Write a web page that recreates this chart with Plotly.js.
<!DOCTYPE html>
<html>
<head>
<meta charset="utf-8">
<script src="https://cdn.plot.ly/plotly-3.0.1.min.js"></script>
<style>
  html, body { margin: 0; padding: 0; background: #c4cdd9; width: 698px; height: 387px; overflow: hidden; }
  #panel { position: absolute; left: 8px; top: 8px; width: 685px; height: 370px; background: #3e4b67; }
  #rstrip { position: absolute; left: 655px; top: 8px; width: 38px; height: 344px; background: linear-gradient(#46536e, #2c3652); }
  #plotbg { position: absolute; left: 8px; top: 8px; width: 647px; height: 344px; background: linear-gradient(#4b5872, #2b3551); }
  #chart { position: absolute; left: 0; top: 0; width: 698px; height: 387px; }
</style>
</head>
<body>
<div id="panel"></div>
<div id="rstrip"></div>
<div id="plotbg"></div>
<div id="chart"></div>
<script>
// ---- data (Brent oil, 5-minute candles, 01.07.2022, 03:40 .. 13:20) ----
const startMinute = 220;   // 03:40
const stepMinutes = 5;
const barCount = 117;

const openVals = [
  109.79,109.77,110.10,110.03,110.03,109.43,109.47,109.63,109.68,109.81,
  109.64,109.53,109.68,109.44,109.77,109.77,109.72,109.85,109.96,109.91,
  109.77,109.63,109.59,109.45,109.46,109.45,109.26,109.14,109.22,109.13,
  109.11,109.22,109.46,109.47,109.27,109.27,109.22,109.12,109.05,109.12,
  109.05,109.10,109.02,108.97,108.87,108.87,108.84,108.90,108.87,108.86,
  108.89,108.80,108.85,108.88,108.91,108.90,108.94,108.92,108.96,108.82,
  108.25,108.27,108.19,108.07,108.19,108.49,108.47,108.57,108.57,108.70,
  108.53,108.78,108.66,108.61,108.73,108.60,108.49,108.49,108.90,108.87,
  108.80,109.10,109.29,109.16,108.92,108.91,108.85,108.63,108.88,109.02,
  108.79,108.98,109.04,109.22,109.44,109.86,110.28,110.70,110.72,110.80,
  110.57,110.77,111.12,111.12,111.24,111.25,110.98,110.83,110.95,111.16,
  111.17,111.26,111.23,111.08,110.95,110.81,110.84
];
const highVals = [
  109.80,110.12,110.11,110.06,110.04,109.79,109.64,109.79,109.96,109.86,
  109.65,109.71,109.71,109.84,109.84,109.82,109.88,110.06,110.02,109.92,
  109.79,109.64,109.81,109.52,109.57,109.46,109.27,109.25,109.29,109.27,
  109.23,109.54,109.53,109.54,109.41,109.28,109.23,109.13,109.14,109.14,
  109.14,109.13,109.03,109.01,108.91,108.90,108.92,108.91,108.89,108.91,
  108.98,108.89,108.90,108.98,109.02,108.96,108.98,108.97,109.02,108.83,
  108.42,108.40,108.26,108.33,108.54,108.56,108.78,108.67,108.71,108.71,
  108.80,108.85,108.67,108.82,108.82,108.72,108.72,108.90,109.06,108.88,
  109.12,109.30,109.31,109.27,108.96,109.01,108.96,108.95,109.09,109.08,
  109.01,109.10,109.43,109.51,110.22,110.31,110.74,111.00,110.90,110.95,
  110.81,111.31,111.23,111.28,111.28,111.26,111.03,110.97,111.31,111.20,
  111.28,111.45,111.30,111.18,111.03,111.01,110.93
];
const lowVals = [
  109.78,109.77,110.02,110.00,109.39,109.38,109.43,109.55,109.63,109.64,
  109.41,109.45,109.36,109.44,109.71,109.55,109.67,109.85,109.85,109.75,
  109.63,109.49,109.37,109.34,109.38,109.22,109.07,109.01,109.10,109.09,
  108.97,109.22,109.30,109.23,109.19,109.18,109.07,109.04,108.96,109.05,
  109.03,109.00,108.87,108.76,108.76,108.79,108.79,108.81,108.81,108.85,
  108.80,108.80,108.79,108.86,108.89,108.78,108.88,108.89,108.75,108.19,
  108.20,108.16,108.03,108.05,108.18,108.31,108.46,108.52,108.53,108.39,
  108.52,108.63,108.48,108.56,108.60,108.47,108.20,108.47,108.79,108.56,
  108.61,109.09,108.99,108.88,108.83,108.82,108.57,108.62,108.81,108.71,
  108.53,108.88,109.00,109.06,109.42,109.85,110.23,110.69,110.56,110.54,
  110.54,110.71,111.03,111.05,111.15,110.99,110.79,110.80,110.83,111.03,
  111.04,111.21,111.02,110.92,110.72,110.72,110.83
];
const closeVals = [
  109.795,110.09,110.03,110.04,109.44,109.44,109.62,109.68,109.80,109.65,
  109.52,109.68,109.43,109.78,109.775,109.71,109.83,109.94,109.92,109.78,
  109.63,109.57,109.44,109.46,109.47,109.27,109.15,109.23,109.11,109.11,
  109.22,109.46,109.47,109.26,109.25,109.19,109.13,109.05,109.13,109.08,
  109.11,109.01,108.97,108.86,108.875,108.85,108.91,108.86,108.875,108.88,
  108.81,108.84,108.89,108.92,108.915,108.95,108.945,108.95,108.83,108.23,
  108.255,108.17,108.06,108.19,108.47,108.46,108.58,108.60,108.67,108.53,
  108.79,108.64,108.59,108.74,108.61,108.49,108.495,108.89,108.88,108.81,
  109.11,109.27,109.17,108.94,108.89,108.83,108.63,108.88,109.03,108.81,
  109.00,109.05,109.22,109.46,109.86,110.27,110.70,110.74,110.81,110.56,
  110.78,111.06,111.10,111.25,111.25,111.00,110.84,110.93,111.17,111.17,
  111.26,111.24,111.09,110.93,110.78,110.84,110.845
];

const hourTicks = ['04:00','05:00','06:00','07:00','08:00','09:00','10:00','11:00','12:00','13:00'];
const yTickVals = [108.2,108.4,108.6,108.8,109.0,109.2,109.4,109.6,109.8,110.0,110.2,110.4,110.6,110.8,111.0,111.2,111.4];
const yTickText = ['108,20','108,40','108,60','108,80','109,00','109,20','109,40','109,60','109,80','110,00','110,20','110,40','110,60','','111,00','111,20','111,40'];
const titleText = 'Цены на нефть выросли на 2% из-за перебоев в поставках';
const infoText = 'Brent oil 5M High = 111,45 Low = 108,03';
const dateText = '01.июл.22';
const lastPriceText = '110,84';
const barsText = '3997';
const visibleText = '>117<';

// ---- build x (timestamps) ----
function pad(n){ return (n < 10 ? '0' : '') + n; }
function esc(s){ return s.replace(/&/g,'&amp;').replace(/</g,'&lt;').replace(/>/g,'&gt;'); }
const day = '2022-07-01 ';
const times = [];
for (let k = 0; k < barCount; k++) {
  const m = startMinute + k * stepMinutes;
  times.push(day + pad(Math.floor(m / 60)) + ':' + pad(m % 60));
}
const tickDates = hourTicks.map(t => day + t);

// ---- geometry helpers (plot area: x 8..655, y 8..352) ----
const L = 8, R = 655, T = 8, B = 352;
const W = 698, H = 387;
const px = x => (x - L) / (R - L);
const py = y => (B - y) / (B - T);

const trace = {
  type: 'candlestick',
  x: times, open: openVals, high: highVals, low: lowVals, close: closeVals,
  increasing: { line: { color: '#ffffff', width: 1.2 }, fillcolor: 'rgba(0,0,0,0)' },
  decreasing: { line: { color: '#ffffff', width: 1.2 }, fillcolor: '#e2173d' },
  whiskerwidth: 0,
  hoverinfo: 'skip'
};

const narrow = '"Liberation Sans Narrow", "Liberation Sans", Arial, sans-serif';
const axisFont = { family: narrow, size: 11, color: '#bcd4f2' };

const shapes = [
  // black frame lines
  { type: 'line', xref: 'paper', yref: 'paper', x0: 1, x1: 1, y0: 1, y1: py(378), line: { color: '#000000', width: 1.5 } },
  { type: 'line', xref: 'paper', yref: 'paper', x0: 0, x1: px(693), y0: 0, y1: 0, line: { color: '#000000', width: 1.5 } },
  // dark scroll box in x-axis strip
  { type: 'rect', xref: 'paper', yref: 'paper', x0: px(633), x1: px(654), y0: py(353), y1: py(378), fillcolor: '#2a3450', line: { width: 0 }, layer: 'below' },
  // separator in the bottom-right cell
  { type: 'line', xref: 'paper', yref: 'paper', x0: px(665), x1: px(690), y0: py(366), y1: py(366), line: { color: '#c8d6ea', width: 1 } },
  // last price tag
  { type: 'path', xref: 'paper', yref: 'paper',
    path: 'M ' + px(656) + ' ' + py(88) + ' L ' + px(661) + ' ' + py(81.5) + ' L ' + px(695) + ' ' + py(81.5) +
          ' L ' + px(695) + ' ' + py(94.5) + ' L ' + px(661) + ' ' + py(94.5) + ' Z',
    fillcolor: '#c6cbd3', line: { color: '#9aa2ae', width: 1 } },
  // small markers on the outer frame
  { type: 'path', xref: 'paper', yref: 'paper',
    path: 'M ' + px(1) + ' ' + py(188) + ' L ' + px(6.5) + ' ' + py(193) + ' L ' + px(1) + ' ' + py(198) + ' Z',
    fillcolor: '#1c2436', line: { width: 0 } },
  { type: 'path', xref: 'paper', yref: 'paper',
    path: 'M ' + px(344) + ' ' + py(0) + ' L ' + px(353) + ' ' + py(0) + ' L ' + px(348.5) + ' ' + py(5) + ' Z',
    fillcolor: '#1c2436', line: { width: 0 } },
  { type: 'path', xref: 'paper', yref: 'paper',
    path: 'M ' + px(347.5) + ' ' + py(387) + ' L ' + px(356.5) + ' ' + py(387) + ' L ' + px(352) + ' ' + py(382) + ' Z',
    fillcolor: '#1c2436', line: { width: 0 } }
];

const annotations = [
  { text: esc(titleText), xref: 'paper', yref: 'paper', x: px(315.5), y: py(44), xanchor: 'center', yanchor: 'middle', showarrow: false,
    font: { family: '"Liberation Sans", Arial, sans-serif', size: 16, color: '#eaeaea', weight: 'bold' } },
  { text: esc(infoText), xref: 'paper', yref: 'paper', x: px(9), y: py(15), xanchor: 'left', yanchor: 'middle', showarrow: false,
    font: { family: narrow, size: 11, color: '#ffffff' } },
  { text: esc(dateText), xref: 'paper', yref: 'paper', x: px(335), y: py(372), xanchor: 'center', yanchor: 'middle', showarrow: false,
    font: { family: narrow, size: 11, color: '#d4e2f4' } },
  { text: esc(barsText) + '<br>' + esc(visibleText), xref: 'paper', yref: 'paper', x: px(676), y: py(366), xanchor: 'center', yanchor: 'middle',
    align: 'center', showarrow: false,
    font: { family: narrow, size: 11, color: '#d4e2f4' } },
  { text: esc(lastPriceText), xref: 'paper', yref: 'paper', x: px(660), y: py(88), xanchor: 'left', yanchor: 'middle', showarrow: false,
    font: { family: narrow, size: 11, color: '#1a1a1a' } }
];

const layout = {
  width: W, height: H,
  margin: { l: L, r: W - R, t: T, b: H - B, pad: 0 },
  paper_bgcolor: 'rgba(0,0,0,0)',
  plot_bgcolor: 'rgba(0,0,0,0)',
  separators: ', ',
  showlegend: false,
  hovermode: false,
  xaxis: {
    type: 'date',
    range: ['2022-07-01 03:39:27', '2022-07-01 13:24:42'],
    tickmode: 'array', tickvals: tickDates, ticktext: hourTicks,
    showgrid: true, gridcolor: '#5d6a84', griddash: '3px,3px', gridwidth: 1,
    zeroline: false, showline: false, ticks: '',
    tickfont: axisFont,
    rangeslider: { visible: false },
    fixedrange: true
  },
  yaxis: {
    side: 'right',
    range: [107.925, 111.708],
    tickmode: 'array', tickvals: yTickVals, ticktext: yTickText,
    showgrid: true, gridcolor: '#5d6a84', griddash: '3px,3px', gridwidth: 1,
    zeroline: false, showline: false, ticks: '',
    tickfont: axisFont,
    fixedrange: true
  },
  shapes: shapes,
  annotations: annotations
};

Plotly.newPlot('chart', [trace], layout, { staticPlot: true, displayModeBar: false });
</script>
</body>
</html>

★ ★ ★

* [Task details]: Gather each line from the listing above that holds "chart".

* [Result]:
Write a web page that recreates this chart with Plotly.js.
  #chart { position: absolute; left: 0; top: 0; width: 698px; height: 387px; }
<div id="chart"></div>
Plotly.newPlot('chart', [trace], layout, { staticPlot: true, displayModeBar: false });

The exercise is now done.